Stated task. Strip the pictures and reproduce the rest of the listing exactly.

** START **

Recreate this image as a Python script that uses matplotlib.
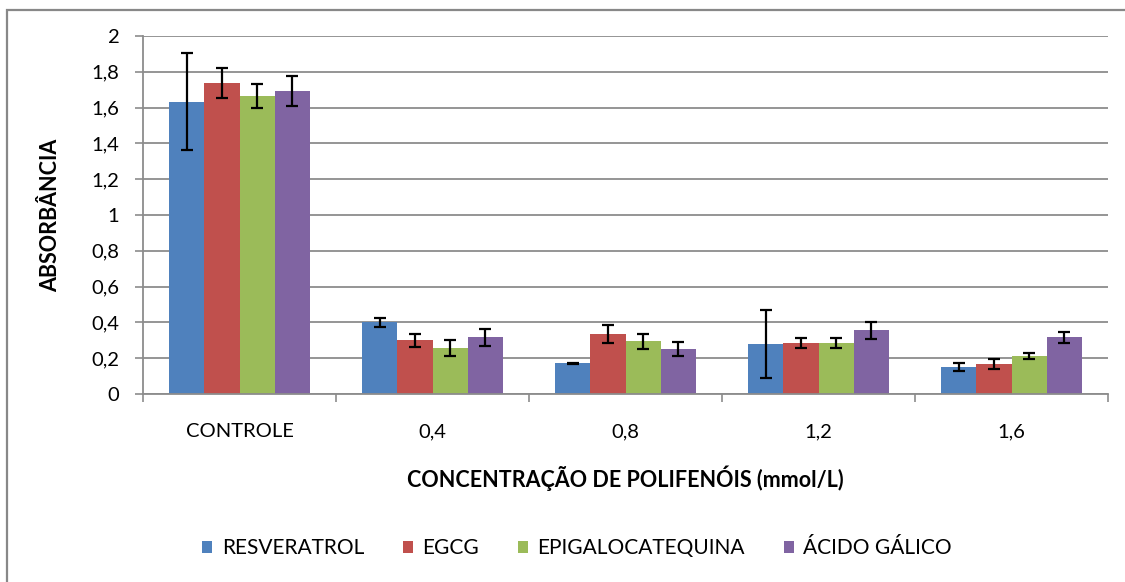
import matplotlib
matplotlib.use("Agg")
import matplotlib.pyplot as plt
import numpy as np
from matplotlib.patches import Rectangle

categories = ["CONTROLE", "0,4", "0,8", "1,2", "1,6"]
series_names = ["RESVERATROL", "EGCG", "EPIGALOCATEQUINA", "ÁCIDO GÁLICO"]
resveratrol = [1.633, 0.400, 0.171, 0.277, 0.149]
egcg = [1.737, 0.300, 0.333, 0.285, 0.166]
epigalocatequina = [1.667, 0.255, 0.294, 0.285, 0.211]
acido_galico = [1.693, 0.317, 0.250, 0.357, 0.317]
err_resveratrol = [0.270, 0.025, 0.003, 0.190, 0.022]
err_egcg = [0.083, 0.037, 0.050, 0.030, 0.028]
err_epigalocatequina = [0.067, 0.044, 0.040, 0.030, 0.017]
err_acido_galico = [0.082, 0.047, 0.040, 0.047, 0.032]
y_ticks = [0, 0.2, 0.4, 0.6, 0.8, 1.0, 1.2, 1.4, 1.6, 1.8, 2.0]
y_ticklabels = ["0", "0,2", "0,4", "0,6", "0,8", "1", "1,2", "1,4", "1,6", "1,8", "2"]

values = [resveratrol, egcg, epigalocatequina, acido_galico]
errors = [err_resveratrol, err_egcg, err_epigalocatequina, err_acido_galico]
colors = ["#4F81BD", "#C0504D", "#9BBB59", "#8064A2"]

W, H = 1125, 582
fig = plt.figure(figsize=(W / 100, H / 100), dpi=100)
fig.patch.set_facecolor("white")

# outer frame
fig.add_artist(Rectangle((7 / W, -0.1), 1.2, 1 - 10 / H + 0.1, transform=fig.transFigure,
                         fill=False, edgecolor="#888888", linewidth=1.6))

left, right, top, bottom = 143, 1108, 36, 394
ax = fig.add_axes([left / W, 1 - bottom / H, (right - left) / W, (bottom - top) / H])

font = ["Lato", "DejaVu Sans"]
fs = 14.5
fsb = 15.5
n = len(categories)
x = np.arange(n)
bw = 1 / 5.5
for i, (vals, errs, c, name) in enumerate(zip(values, errors, colors, series_names)):
    pos = x + (i - 1.5) * bw
    ax.bar(pos, vals, width=bw, color=c, label=name, zorder=2)
    ax.errorbar(pos, vals, yerr=errs, fmt="none", ecolor="black", elinewidth=1.6,
                capsize=4.5, capthick=1.6, zorder=3)

ax.set_xlim(-0.5, n - 0.5)
ax.set_ylim(0, 2)
ax.set_yticks(y_ticks)
ax.set_yticklabels(y_ticklabels, family=font, fontsize=fs)
ax.yaxis.grid(True, color="#8C8C8C", linewidth=1.3, zorder=0)
ax.set_axisbelow(True)
ax.set_xticks(x)
ax.set_xticklabels(categories, family=font, fontsize=fs)
ax.set_xticks(np.arange(n + 1) - 0.5, minor=True)
ax.tick_params(axis="x", which="major", length=0, pad=21)
ax.tick_params(axis="x", which="minor", length=6, width=1.2, color="#8C8C8C", direction="out")
ax.tick_params(axis="y", length=6, width=1.2, color="#8C8C8C", direction="out", pad=11)
for s in ["top", "right"]:
    ax.spines[s].set_visible(False)
for s in ["left", "bottom"]:
    ax.spines[s].set_color("#8C8C8C")
    ax.spines[s].set_linewidth(1.3)

ax.set_xlabel("CONCENTRAÇÃO DE POLIFENÓIS (mmol/L)", family=font, fontsize=fsb,
              fontweight="bold", labelpad=18)
ax.set_ylabel("ABSORBÂNCIA", family=font, fontsize=fsb, fontweight="bold", labelpad=22)

leg = fig.legend(loc="center", bbox_to_anchor=(577 / W, 1 - 548 / H), ncol=4, frameon=False,
                 prop={"family": font, "size": 15},
                 handlelength=0.5, handleheight=0.5, handletextpad=0.45, columnspacing=1.85)

fig.savefig("out.png", dpi=100, facecolor="white")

** END **

The output.
Recreate this image as a Python script that uses matplotlib.
import matplotlib
matplotlib.use("Agg")
import matplotlib.pyplot as plt
import numpy as np
from matplotlib.patches import Rectangle

categories = ["CONTROLE", "0,4", "0,8", "1,2", "1,6"]
series_names = ["RESVERATROL", "EGCG", "EPIGALOCATEQUINA", "ÁCIDO GÁLICO"]
resveratrol = [1.633, 0.400, 0.171, 0.277, 0.149]
egcg = [1.737, 0.300, 0.333, 0.285, 0.166]
epigalocatequina = [1.667, 0.255, 0.294, 0.285, 0.211]
acido_galico = [1.693, 0.317, 0.250, 0.357, 0.317]
err_resveratrol = [0.270, 0.025, 0.003, 0.190, 0.022]
err_egcg = [0.083, 0.037, 0.050, 0.030, 0.028]
err_epigalocatequina = [0.067, 0.044, 0.040, 0.030, 0.017]
err_acido_galico = [0.082, 0.047, 0.040, 0.047, 0.032]
y_ticks = [0, 0.2, 0.4, 0.6, 0.8, 1.0, 1.2, 1.4, 1.6, 1.8, 2.0]
y_ticklabels = ["0", "0,2", "0,4", "0,6", "0,8", "1", "1,2", "1,4", "1,6", "1,8", "2"]

values = [resveratrol, egcg, epigalocatequina, acido_galico]
errors = [err_resveratrol, err_egcg, err_epigalocatequina, err_acido_galico]
colors = ["#4F81BD", "#C0504D", "#9BBB59", "#8064A2"]

W, H = 1125, 582
fig = plt.figure(figsize=(W / 100, H / 100), dpi=100)
fig.patch.set_facecolor("white")

# outer frame
fig.add_artist(Rectangle((7 / W, -0.1), 1.2, 1 - 10 / H + 0.1, transform=fig.transFigure,
                         fill=False, edgecolor="#888888", linewidth=1.6))

left, right, top, bottom = 143, 1108, 36, 394
ax = fig.add_axes([left / W, 1 - bottom / H, (right - left) / W, (bottom - top) / H])

font = ["Lato", "DejaVu Sans"]
fs = 14.5
fsb = 15.5
n = len(categories)
x = np.arange(n)
bw = 1 / 5.5
for i, (vals, errs, c, name) in enumerate(zip(values, errors, colors, series_names)):
    pos = x + (i - 1.5) * bw
    ax.bar(pos, vals, width=bw, color=c, label=name, zorder=2)
    ax.errorbar(pos, vals, yerr=errs, fmt="none", ecolor="black", elinewidth=1.6,
                capsize=4.5, capthick=1.6, zorder=3)

ax.set_xlim(-0.5, n - 0.5)
ax.set_ylim(0, 2)
ax.set_yticks(y_ticks)
ax.set_yticklabels(y_ticklabels, family=font, fontsize=fs)
ax.yaxis.grid(True, color="#8C8C8C", linewidth=1.3, zorder=0)
ax.set_axisbelow(True)
ax.set_xticks(x)
ax.set_xticklabels(categories, family=font, fontsize=fs)
ax.set_xticks(np.arange(n + 1) - 0.5, minor=True)
ax.tick_params(axis="x", which="major", length=0, pad=21)
ax.tick_params(axis="x", which="minor", length=6, width=1.2, color="#8C8C8C", direction="out")
ax.tick_params(axis="y", length=6, width=1.2, color="#8C8C8C", direction="out", pad=11)
for s in ["top", "right"]:
    ax.spines[s].set_visible(False)
for s in ["left", "bottom"]:
    ax.spines[s].set_color("#8C8C8C")
    ax.spines[s].set_linewidth(1.3)

ax.set_xlabel("CONCENTRAÇÃO DE POLIFENÓIS (mmol/L)", family=font, fontsize=fsb,
              fontweight="bold", labelpad=18)
ax.set_ylabel("ABSORBÂNCIA", family=font, fontsize=fsb, fontweight="bold", labelpad=22)

leg = fig.legend(loc="center", bbox_to_anchor=(577 / W, 1 - 548 / H), ncol=4, frameon=False,
                 prop={"family": font, "size": 15},
                 handlelength=0.5, handleheight=0.5, handletextpad=0.45, columnspacing=1.85)

fig.savefig("out.png", dpi=100, facecolor="white")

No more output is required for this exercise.